To live in this world, particularly in the United States, you must open your eyes to the fact that you are sold the illusion of progress daily. A female executive ascends to the status of CEO, and you are told that is a victory for you as a woman. A Black man becomes an important political figure within the boundaries of the establishment, and you are told that was a win for you as a Black person. But these are individual accomplishments, and often these people get power and do nothing with it to lift up those who need help. That is the nasty trick America pulls on marginalized people daily, making you think some already wealthy asshole getting a big payday is a win for you because they look like you. The human story is a collective story, not an individual one. 

Each of us is here and alive not because of one person but because generations of people fought to survive in an extremely harsh world.
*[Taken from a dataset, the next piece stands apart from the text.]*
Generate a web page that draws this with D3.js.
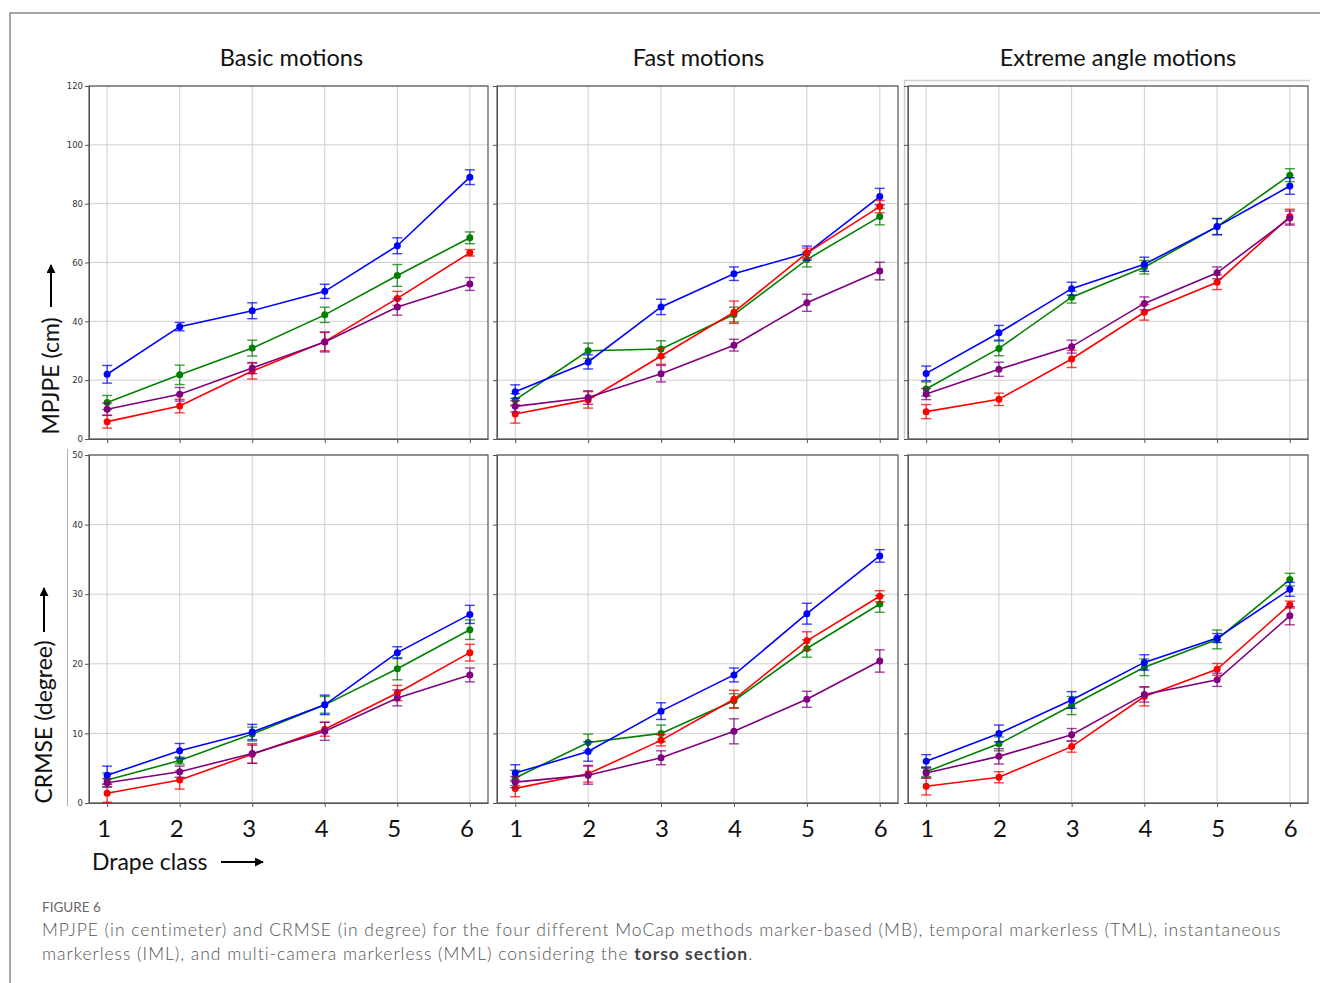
<!DOCTYPE html>
<html>
<head>
<meta charset="utf-8">
<script src="https://cdn.jsdelivr.net/npm/d3@7"></script>
<style>
  body { margin: 0; background: #fff; }
  svg { display: block; }
</style>
</head>
<body>
<div id="chart"></div>
<script>
// Data
const drapeClasses = [1, 2, 3, 4, 5, 6]
const motionTitles = ['Basic motions', 'Fast motions', 'Extreme angle motions']
const seriesColors = ['green', 'blue', 'red', 'purple'] // draw order, no legend in the figure
const mpjpeTicks = [0, 20, 40, 60, 80, 100, 120]
const crmseTicks = [0, 10, 20, 30, 40, 50]

// MPJPE (cm), rows = green, blue, red, purple
const mpjpeBasic = [
  [12.4, 21.8, 30.9, 42.2, 55.6, 68.4],
  [22.0, 38.2, 43.6, 50.2, 65.7, 89.0],
  [5.9, 11.2, 23.1, 33.1, 47.8, 63.3],
  [10.1, 15.2, 24.1, 33.0, 44.9, 52.7]
]
const mpjpeBasicErr = [
  [2.4, 3.3, 2.7, 2.6, 3.7, 2.0],
  [3.0, 1.4, 2.7, 2.4, 2.7, 2.5],
  [2.2, 2.3, 2.7, 3.1, 2.4, 1.1],
  [2.1, 2.3, 1.9, 3.4, 2.8, 2.2]
]
const mpjpeFast = [
  [13.3, 30.0, 30.6, 42.3, 61.0, 75.6],
  [16.1, 26.2, 44.9, 56.2, 63.2, 82.4],
  [8.5, 13.3, 28.2, 43.1, 63.2, 79.0],
  [11.1, 14.1, 22.2, 31.9, 46.3, 57.1]
]
const mpjpeFastErr = [
  [2.1, 2.6, 2.8, 2.5, 2.5, 2.8],
  [2.3, 2.4, 2.6, 2.3, 2.4, 2.8],
  [3.1, 2.8, 2.8, 3.8, 1.7, 2.1],
  [1.9, 2.3, 2.8, 2.0, 2.9, 3.0]
]
const mpjpeExtreme = [
  [17.0, 30.8, 48.2, 58.4, 72.2, 89.7],
  [22.3, 36.1, 51.1, 59.4, 72.2, 86.0],
  [9.3, 13.5, 27.2, 43.1, 53.3, 75.6],
  [15.3, 23.7, 31.4, 46.1, 56.5, 75.1]
]
const mpjpeExtremeErr = [
  [2.4, 2.5, 2.0, 2.3, 2.8, 2.2],
  [2.5, 2.5, 2.2, 2.4, 2.7, 2.8],
  [2.4, 2.1, 2.9, 2.7, 2.5, 2.5],
  [1.9, 2.4, 2.2, 2.2, 2.0, 2.4]
]

// CRMSE (degree)
const crmseBasic = [
  [3.3, 6.1, 9.9, 14.1, 19.3, 24.9],
  [4.0, 7.5, 10.2, 14.1, 21.6, 27.1],
  [1.4, 3.3, 7.0, 10.6, 15.8, 21.6],
  [2.9, 4.5, 7.1, 10.3, 15.1, 18.4]
]
const crmseBasicErr = [
  [1.0, 0.5, 1.0, 1.2, 1.6, 1.4],
  [1.3, 1.05, 1.1, 1.4, 0.85, 1.3],
  [1.3, 1.3, 1.3, 1.0, 1.1, 1.2],
  [0.6, 0.8, 1.4, 1.3, 1.15, 1.0]
]
const crmseFast = [
  [3.6, 8.7, 10.0, 14.7, 22.2, 28.6],
  [4.3, 7.4, 13.2, 18.4, 27.2, 35.5],
  [2.1, 4.2, 9.0, 14.9, 23.3, 29.7],
  [3.0, 4.0, 6.5, 10.3, 14.9, 20.4]
]
const crmseFastErr = [
  [1.1, 1.2, 1.2, 1.0, 1.25, 1.2],
  [1.2, 1.4, 1.2, 1.0, 1.5, 0.9],
  [1.2, 1.2, 0.8, 1.3, 1.3, 0.8],
  [0.8, 1.3, 1.0, 1.8, 1.15, 1.6]
]
const crmseExtreme = [
  [4.5, 8.5, 14.0, 19.5, 23.5, 32.1],
  [6.0, 10.0, 14.8, 20.2, 23.7, 30.7],
  [2.4, 3.7, 8.1, 15.3, 19.2, 28.5],
  [4.3, 6.7, 9.8, 15.6, 17.7, 26.9]
]
const crmseExtremeErr = [
  [0.7, 1.0, 1.3, 1.2, 1.35, 0.9],
  [0.95, 1.2, 1.2, 1.1, 0.65, 1.0],
  [1.25, 0.8, 0.8, 1.35, 0.85, 0.5],
  [0.75, 1.1, 0.9, 1.1, 0.95, 1.3]
]

const rows = [
  { label: 'MPJPE (cm)', ticks: mpjpeTicks, max: 120,
    values: [mpjpeBasic, mpjpeFast, mpjpeExtreme],
    errors: [mpjpeBasicErr, mpjpeFastErr, mpjpeExtremeErr] },
  { label: 'CRMSE (degree)', ticks: crmseTicks, max: 50,
    values: [crmseBasic, crmseFast, crmseExtreme],
    errors: [crmseBasicErr, crmseFastErr, crmseExtremeErr] }
]

// Dimensions
const width = 1320
const height = 983
const colX = [[89, 488], [497, 898], [908, 1308]]
const rowY = [[86, 439], [455, 803]]
const titleShift = [3, 1, 10]

const svg = d3.select('#chart')
  .append('svg')
  .attr('width', width)
  .attr('height', height)

// outer figure border
svg.append('path')
  .attr('d', `M10,${height} V13 H${width}`)
  .attr('fill', 'none')
  .attr('stroke', '#8a8a8a')
  .attr('stroke-width', 1.5)

// light frame of the pasted right-hand image + stray axis line
svg.append('path')
  .attr('d', 'M904.5,439 V80.5 H1310')
  .attr('fill', 'none')
  .attr('stroke', '#cfcfcf')
  .attr('stroke-width', 1.5)
svg.append('line')
  .attr('x1', 67.5).attr('x2', 67.5)
  .attr('y1', 449).attr('y2', 806)
  .attr('stroke', '#b0b0b0')

const line = d3.line()

rows.forEach((row, r) => {
  const yScale = d3.scaleLinear()
    .domain([0, row.max])
    .range(rowY[r].slice().reverse())

  colX.forEach((cx, c) => {
    const xScale = d3.scaleLinear()
      .domain([0.75, 6.25])
      .range(cx)

    const g = svg.append('g')

    // grid
    g.selectAll('.vgrid')
      .data(drapeClasses)
      .join('line')
      .attr('x1', d => xScale(d)).attr('x2', d => xScale(d))
      .attr('y1', rowY[r][0]).attr('y2', rowY[r][1])
      .attr('stroke', '#cfcfcf')
      .attr('stroke-width', 1)
    g.selectAll('.hgrid')
      .data(row.ticks)
      .join('line')
      .attr('x1', cx[0]).attr('x2', cx[1])
      .attr('y1', d => yScale(d)).attr('y2', d => yScale(d))
      .attr('stroke', '#cfcfcf')
      .attr('stroke-width', 1)

    // axes
    const yAxis = d3.axisLeft(yScale)
      .tickValues(row.ticks)
      .tickSizeInner(4)
      .tickSizeOuter(0)
      .tickPadding(2)
      .tickFormat(c === 0 ? d3.format('d') : () => '')
    const ya = g.append('g')
      .attr('transform', `translate(${cx[0]},0)`)
      .call(yAxis)
    ya.selectAll('text')
      .attr('font-family', 'DejaVu Sans')
      .attr('font-size', 8.5)
      .attr('fill', '#333')
    ya.selectAll('line, path').attr('stroke', '#555')

    const xAxis = d3.axisBottom(xScale)
      .tickValues(drapeClasses)
      .tickSizeInner(4)
      .tickSizeOuter(0)
      .tickFormat('')
    const xa = g.append('g')
      .attr('transform', `translate(0,${rowY[r][1]})`)
      .call(xAxis)
    xa.selectAll('line, path').attr('stroke', '#555')

    g.append('rect')
      .attr('x', cx[0]).attr('y', rowY[r][0])
      .attr('width', cx[1] - cx[0]).attr('height', rowY[r][1] - rowY[r][0])
      .attr('fill', 'none')
      .attr('stroke', '#555')
      .attr('stroke-width', 1.2)

    // series
    seriesColors.forEach((color, s) => {
      const vals = row.values[c][s]
      const errs = row.errors[c][s]
      const pts = drapeClasses.map((d, i) => ({ x: d, y: vals[i], e: errs[i] }))
      const sg = g.append('g')

      sg.append('path')
        .attr('d', line(pts.map(p => [xScale(p.x), yScale(p.y)])))
        .attr('fill', 'none')
        .attr('stroke', color)
        .attr('stroke-width', 1.6)

      const eb = sg.selectAll('.err')
        .data(pts)
        .join('g')
        .attr('stroke', color)
        .attr('stroke-opacity', 0.75)
        .attr('stroke-width', 1.4)
      eb.append('line')
        .attr('x1', p => xScale(p.x)).attr('x2', p => xScale(p.x))
        .attr('y1', p => yScale(p.y - p.e)).attr('y2', p => yScale(p.y + p.e))
      eb.append('line')
        .attr('x1', p => xScale(p.x) - 5).attr('x2', p => xScale(p.x) + 5)
        .attr('y1', p => yScale(p.y - p.e)).attr('y2', p => yScale(p.y - p.e))
      eb.append('line')
        .attr('x1', p => xScale(p.x) - 5).attr('x2', p => xScale(p.x) + 5)
        .attr('y1', p => yScale(p.y + p.e)).attr('y2', p => yScale(p.y + p.e))

      sg.selectAll('circle')
        .data(pts)
        .join('circle')
        .attr('cx', p => xScale(p.x))
        .attr('cy', p => yScale(p.y))
        .attr('r', 3.5)
        .attr('fill', color)
    })

    // titles and big class labels
    if (r === 0) {
      svg.append('text')
        .attr('x', (cx[0] + cx[1]) / 2 + titleShift[c])
        .attr('y', 66)
        .attr('text-anchor', 'middle')
        .attr('font-family', 'Lato, "Open Sans", sans-serif')
        .attr('font-size', 23.5)
        .attr('fill', '#111')
        .text(motionTitles[c])
    } else {
      svg.selectAll(null)
        .data(drapeClasses)
        .join('text')
        .attr('x', d => xScale(d) + (c === 0 ? -3 : 1))
        .attr('y', 837)
        .attr('text-anchor', 'middle')
        .attr('font-family', 'Lato, "Open Sans", sans-serif')
        .attr('font-size', 24)
        .attr('fill', '#111')
        .text(d => d)
    }
  })
})

// arrow heads
const defs = svg.append('defs')
defs.append('marker')
  .attr('id', 'head')
  .attr('viewBox', '0 0 10 10')
  .attr('refX', 9).attr('refY', 5)
  .attr('markerWidth', 4.5).attr('markerHeight', 4.5)
  .attr('orient', 'auto')
  .append('path')
  .attr('d', 'M0,0 L10,5 L0,10 z')
  .attr('fill', '#000')

// y axis labels
const yLabels = [
  { text: 'MPJPE (cm)', x: 50, cy: 376, a0: 307, a1: 265 },
  { text: 'CRMSE (degree)', x: 43, cy: 722, a0: 632, a1: 588 }
]
yLabels.forEach(l => {
  svg.append('text')
    .attr('transform', `translate(${l.x},${l.cy}) rotate(-90)`)
    .attr('text-anchor', 'middle')
    .attr('dominant-baseline', 'central')
    .attr('font-family', 'Lato, "Open Sans", sans-serif')
    .attr('font-size', 23)
    .attr('fill', '#111')
    .text(l.text)
  svg.append('line')
    .attr('x1', l.x + 1).attr('x2', l.x + 1)
    .attr('y1', l.a0).attr('y2', l.a1)
    .attr('stroke', '#000')
    .attr('stroke-width', 2)
    .attr('marker-end', 'url(#head)')
})

// x axis label
svg.append('text')
  .attr('x', 92).attr('y', 870)
  .attr('font-family', 'Lato, "Open Sans", sans-serif')
  .attr('font-size', 23)
  .attr('fill', '#111')
  .text('Drape class')
svg.append('line')
  .attr('x1', 221).attr('x2', 263)
  .attr('y1', 862).attr('y2', 862)
  .attr('stroke', '#000')
  .attr('stroke-width', 2)
  .attr('marker-end', 'url(#head)')

// caption
svg.append('text')
  .attr('x', 42).attr('y', 912)
  .attr('font-family', 'Lato, "Open Sans", sans-serif')
  .attr('font-size', 13.5)
  .attr('fill', '#6a6a6a')
  .text('FIGURE 6')

const caption = svg.append('g')
  .attr('font-family', 'Lato, "Open Sans", sans-serif')
  .attr('font-weight', 300)
  .attr('font-size', 17.5)
  .attr('letter-spacing', 0.97)
  .attr('fill', '#555')
caption.append('text')
  .attr('x', 42).attr('y', 936)
  .text('MPJPE (in centimeter) and CRMSE (in degree) for the four different MoCap methods marker-based (MB), temporal markerless (TML), instantaneous')
const l2 = caption.append('text')
  .attr('x', 42).attr('y', 960)
l2.append('tspan').text('markerless (IML), and multi-camera markerless (MML) considering the ')
l2.append('tspan').attr('font-weight', 700).attr('fill', '#444').text('torso section')
l2.append('tspan').text('.')
</script>
</body>
</html>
Some people stepped on others and left a trail of destruction behind them. Others kept extending a hand, and those they reached out to then reached out themselves to another in need. In this way, we will solve our most significant challenges and create a world that is so beyond our most fantastic imagination that it makes me tear up just thinking about it. I hold no illusions that I will live to see that world because there is so much work to be done, but I know it is waiting for us, not me, out there in history. It’s why I am a communist. Only unified will humanity make its highest achievements. Each individual is important, not by themselves, but as a piece of a beautiful mosaic. So we fight on for those Harlan County mine workers that fought for us and the endless number of laborers before them that fought. The Masters want us to believe we are without hope, that my neighbor is my enemy, but they are wrong. Let’s prove it to them.